» **Data block**:
----

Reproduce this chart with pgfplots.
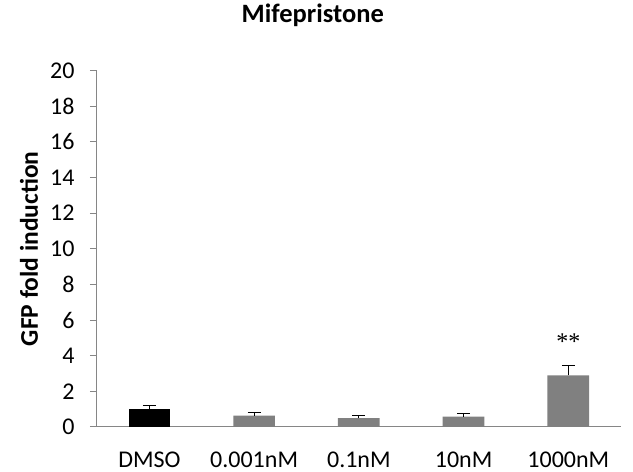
\documentclass[border=0pt]{standalone}
\usepackage{pgfplots}
\pgfplotsset{compat=1.18}
\usepackage{fontspec}
\setmainfont{Carlito}
\newfontfamily\serifast{Liberation Serif}
\definecolor{axisgray}{RGB}{134,134,134}
\definecolor{bargray}{RGB}{128,128,128}
\begin{document}
\begin{tikzpicture}
\useasboundingbox (-97pt,-45pt) rectangle (536pt,427pt);
\begin{axis}[
  at={(0pt,0pt)}, anchor=south west,
  scale only axis, width=523.7pt, height=356.5pt,
  xmin=-0.5, xmax=4.5, ymin=0, ymax=20,
  ytick={0,2,...,20},
  xtick={0,1,2,3,4},
  xticklabels={DMSO,0.001nM,0.1nM,10nM,1000nM},
  axis x line*=bottom, axis y line*=left,
  axis line style={axisgray, line width=1pt, -},
  x axis line style={-}, y axis line style={-},
  tick align=outside,
  major tick length=7pt,
  ytick style={axisgray, line width=1pt},
  xtick style={draw=none},
  extra x ticks={0.5,1.5,2.5,3.5,4.5},
  extra x tick labels={},
  extra x tick style={xtick style={axisgray, line width=1pt}, major tick length=7pt},
  tick label style={font=\fontsize{24}{28}\selectfont},
  xticklabel style={anchor=base, yshift=-33pt},
  yticklabel style={anchor=east, xshift=-12pt},
  /pgf/number format/assume math mode=true,
  ylabel={GFP fold induction},
  ylabel style={font=\bfseries\fontsize{25.5}{30}\selectfont, at={(axis description cs:-0.13,0.5)}, anchor=center},
  title={Mifepristone},
  title style={font=\bfseries\fontsize{26.5}{30}\selectfont, at={(axis description cs:0.412,1)}, anchor=base, yshift=42.5pt},
  clip=false,
]
\addplot+[ybar, bar width=41.7pt, bar shift=0pt, fill=black, draw=none, mark=none,
  error bars/.cd, y dir=plus, y explicit,
  error bar style={black, line width=1pt},
  error mark options={black, rotate=90, mark size=6.5pt, line width=1pt}]
  coordinates {(0,0.99) +- (0,0.24)};
\addplot+[ybar, bar width=41.7pt, bar shift=0pt, fill=bargray, draw=none, mark=none,
  error bars/.cd, y dir=plus, y explicit,
  error bar style={black, line width=1pt},
  error mark options={black, rotate=90, mark size=6.5pt, line width=1pt}]
  coordinates {(1,0.64) +- (0,0.2) (2,0.5) +- (0,0.17) (3,0.58) +- (0,0.15) (4,2.9) +- (0,0.54)};
\node[font=\serifast\fontsize{24}{28}\selectfont] at (axis cs:4,4.8) {**};
\end{axis}
\end{tikzpicture}
\end{document}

----

» **Exercise details**: Copy the whole of the material above exactly, but not its images.

» **Exercise result**:
Reproduce this chart with pgfplots.
\documentclass[border=0pt]{standalone}
\usepackage{pgfplots}
\pgfplotsset{compat=1.18}
\usepackage{fontspec}
\setmainfont{Carlito}
\newfontfamily\serifast{Liberation Serif}
\definecolor{axisgray}{RGB}{134,134,134}
\definecolor{bargray}{RGB}{128,128,128}
\begin{document}
\begin{tikzpicture}
\useasboundingbox (-97pt,-45pt) rectangle (536pt,427pt);
\begin{axis}[
  at={(0pt,0pt)}, anchor=south west,
  scale only axis, width=523.7pt, height=356.5pt,
  xmin=-0.5, xmax=4.5, ymin=0, ymax=20,
  ytick={0,2,...,20},
  xtick={0,1,2,3,4},
  xticklabels={DMSO,0.001nM,0.1nM,10nM,1000nM},
  axis x line*=bottom, axis y line*=left,
  axis line style={axisgray, line width=1pt, -},
  x axis line style={-}, y axis line style={-},
  tick align=outside,
  major tick length=7pt,
  ytick style={axisgray, line width=1pt},
  xtick style={draw=none},
  extra x ticks={0.5,1.5,2.5,3.5,4.5},
  extra x tick labels={},
  extra x tick style={xtick style={axisgray, line width=1pt}, major tick length=7pt},
  tick label style={font=\fontsize{24}{28}\selectfont},
  xticklabel style={anchor=base, yshift=-33pt},
  yticklabel style={anchor=east, xshift=-12pt},
  /pgf/number format/assume math mode=true,
  ylabel={GFP fold induction},
  ylabel style={font=\bfseries\fontsize{25.5}{30}\selectfont, at={(axis description cs:-0.13,0.5)}, anchor=center},
  title={Mifepristone},
  title style={font=\bfseries\fontsize{26.5}{30}\selectfont, at={(axis description cs:0.412,1)}, anchor=base, yshift=42.5pt},
  clip=false,
]
\addplot+[ybar, bar width=41.7pt, bar shift=0pt, fill=black, draw=none, mark=none,
  error bars/.cd, y dir=plus, y explicit,
  error bar style={black, line width=1pt},
  error mark options={black, rotate=90, mark size=6.5pt, line width=1pt}]
  coordinates {(0,0.99) +- (0,0.24)};
\addplot+[ybar, bar width=41.7pt, bar shift=0pt, fill=bargray, draw=none, mark=none,
  error bars/.cd, y dir=plus, y explicit,
  error bar style={black, line width=1pt},
  error mark options={black, rotate=90, mark size=6.5pt, line width=1pt}]
  coordinates {(1,0.64) +- (0,0.2) (2,0.5) +- (0,0.17) (3,0.58) +- (0,0.15) (4,2.9) +- (0,0.54)};
\node[font=\serifast\fontsize{24}{28}\selectfont] at (axis cs:4,4.8) {**};
\end{axis}
\end{tikzpicture}
\end{document}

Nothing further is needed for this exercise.